Show all lines from the listing below that contain "with".

Excerpt from a dataset:
════════════════════

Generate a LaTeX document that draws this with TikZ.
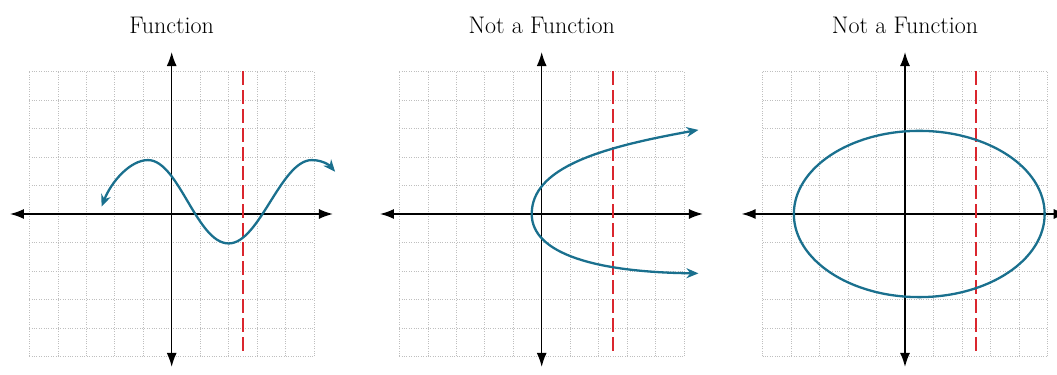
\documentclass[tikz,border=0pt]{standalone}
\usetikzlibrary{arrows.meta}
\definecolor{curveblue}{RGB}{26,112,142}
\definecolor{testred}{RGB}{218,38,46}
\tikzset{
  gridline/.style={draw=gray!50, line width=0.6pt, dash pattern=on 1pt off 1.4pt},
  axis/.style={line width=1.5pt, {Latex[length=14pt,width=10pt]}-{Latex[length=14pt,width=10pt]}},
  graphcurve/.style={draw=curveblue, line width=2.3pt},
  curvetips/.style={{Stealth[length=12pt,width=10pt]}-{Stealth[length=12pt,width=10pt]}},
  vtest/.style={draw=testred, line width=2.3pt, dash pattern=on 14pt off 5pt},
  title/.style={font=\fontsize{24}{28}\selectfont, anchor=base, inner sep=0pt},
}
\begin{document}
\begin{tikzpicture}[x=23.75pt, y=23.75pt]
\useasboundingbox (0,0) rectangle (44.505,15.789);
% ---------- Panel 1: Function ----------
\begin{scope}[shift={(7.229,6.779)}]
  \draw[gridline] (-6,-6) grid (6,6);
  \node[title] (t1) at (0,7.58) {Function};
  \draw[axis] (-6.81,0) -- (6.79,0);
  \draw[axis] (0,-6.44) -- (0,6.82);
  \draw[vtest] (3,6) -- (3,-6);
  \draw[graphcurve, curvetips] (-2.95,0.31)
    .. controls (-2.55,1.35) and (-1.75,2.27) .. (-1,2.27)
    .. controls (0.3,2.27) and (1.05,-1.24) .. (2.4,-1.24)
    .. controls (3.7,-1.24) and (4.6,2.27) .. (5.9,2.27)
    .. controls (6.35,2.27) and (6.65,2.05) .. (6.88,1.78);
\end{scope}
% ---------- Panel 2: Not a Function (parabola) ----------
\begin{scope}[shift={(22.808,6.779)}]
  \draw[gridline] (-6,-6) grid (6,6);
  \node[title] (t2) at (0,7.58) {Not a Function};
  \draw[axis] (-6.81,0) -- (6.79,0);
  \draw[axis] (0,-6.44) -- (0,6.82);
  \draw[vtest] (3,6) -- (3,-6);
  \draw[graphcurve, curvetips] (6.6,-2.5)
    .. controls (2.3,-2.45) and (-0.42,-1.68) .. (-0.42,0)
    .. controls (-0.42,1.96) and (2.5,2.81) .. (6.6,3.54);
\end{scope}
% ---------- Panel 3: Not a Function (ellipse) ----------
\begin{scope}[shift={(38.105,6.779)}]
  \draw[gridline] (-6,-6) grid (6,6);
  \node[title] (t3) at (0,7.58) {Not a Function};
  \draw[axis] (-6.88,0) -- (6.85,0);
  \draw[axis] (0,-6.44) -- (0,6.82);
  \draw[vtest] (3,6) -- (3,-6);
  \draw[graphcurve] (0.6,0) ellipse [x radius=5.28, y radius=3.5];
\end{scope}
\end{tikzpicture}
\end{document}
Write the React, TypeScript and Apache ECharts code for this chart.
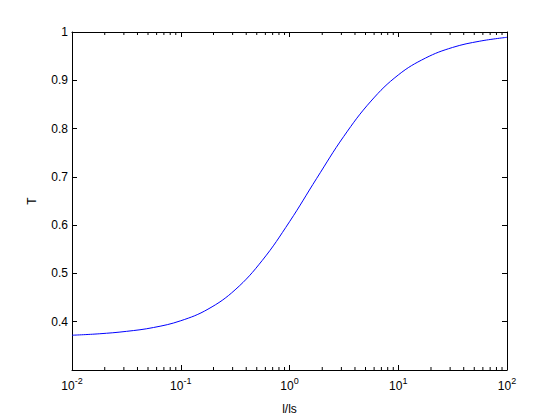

════════════════════

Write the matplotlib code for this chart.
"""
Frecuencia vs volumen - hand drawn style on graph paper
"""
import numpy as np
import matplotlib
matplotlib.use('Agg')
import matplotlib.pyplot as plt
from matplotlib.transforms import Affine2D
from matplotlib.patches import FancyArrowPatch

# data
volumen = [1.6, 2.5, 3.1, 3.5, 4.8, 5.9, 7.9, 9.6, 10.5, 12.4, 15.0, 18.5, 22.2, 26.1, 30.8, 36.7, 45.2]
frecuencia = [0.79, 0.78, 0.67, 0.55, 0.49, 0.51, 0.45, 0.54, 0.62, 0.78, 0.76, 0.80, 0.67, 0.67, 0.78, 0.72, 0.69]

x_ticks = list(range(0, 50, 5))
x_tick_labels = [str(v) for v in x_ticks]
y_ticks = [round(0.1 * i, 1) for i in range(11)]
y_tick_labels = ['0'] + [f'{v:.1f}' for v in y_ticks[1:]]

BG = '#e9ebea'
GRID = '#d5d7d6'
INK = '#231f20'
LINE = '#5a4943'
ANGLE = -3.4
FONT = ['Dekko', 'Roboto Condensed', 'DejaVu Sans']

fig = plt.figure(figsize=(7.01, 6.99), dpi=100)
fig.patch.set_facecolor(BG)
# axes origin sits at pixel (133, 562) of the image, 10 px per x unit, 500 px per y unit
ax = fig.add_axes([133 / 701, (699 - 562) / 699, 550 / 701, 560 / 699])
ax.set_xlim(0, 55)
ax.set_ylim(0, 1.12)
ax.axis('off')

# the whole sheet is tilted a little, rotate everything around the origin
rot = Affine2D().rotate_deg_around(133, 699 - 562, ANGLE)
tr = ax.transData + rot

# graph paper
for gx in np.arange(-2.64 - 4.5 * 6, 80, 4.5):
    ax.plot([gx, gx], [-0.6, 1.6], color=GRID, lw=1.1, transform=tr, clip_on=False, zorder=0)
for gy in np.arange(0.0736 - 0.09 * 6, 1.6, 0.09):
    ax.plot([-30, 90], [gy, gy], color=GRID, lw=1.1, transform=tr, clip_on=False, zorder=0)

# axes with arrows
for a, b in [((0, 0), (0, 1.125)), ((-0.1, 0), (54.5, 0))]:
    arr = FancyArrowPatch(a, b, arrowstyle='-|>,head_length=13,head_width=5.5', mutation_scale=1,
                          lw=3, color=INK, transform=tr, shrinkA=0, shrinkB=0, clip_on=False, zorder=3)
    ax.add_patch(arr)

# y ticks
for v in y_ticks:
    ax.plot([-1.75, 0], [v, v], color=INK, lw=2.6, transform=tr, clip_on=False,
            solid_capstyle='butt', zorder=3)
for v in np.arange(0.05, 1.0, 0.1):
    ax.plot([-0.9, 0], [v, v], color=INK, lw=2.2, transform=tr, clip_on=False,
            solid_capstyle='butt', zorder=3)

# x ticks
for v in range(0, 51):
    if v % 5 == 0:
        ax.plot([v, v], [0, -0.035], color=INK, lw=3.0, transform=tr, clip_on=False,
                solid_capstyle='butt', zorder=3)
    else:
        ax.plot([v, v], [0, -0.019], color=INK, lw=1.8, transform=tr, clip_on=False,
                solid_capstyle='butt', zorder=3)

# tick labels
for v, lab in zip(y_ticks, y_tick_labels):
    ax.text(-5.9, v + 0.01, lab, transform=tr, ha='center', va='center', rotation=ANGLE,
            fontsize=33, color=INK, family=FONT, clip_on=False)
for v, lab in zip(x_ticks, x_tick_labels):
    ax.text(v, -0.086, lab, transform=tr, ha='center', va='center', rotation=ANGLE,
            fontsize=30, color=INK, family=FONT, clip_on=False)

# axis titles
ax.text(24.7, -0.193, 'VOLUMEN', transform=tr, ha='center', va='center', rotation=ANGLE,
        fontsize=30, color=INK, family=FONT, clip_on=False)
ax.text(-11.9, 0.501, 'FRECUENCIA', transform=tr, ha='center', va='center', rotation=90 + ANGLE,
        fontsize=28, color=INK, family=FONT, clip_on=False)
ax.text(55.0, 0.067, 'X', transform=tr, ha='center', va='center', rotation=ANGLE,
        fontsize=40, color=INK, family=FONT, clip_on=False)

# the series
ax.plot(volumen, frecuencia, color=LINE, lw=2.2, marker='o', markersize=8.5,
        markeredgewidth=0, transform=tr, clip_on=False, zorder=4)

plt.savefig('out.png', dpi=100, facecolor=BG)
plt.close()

════════════════════

> **Written answer**
Generate a LaTeX document that draws this with TikZ.
# axes with arrows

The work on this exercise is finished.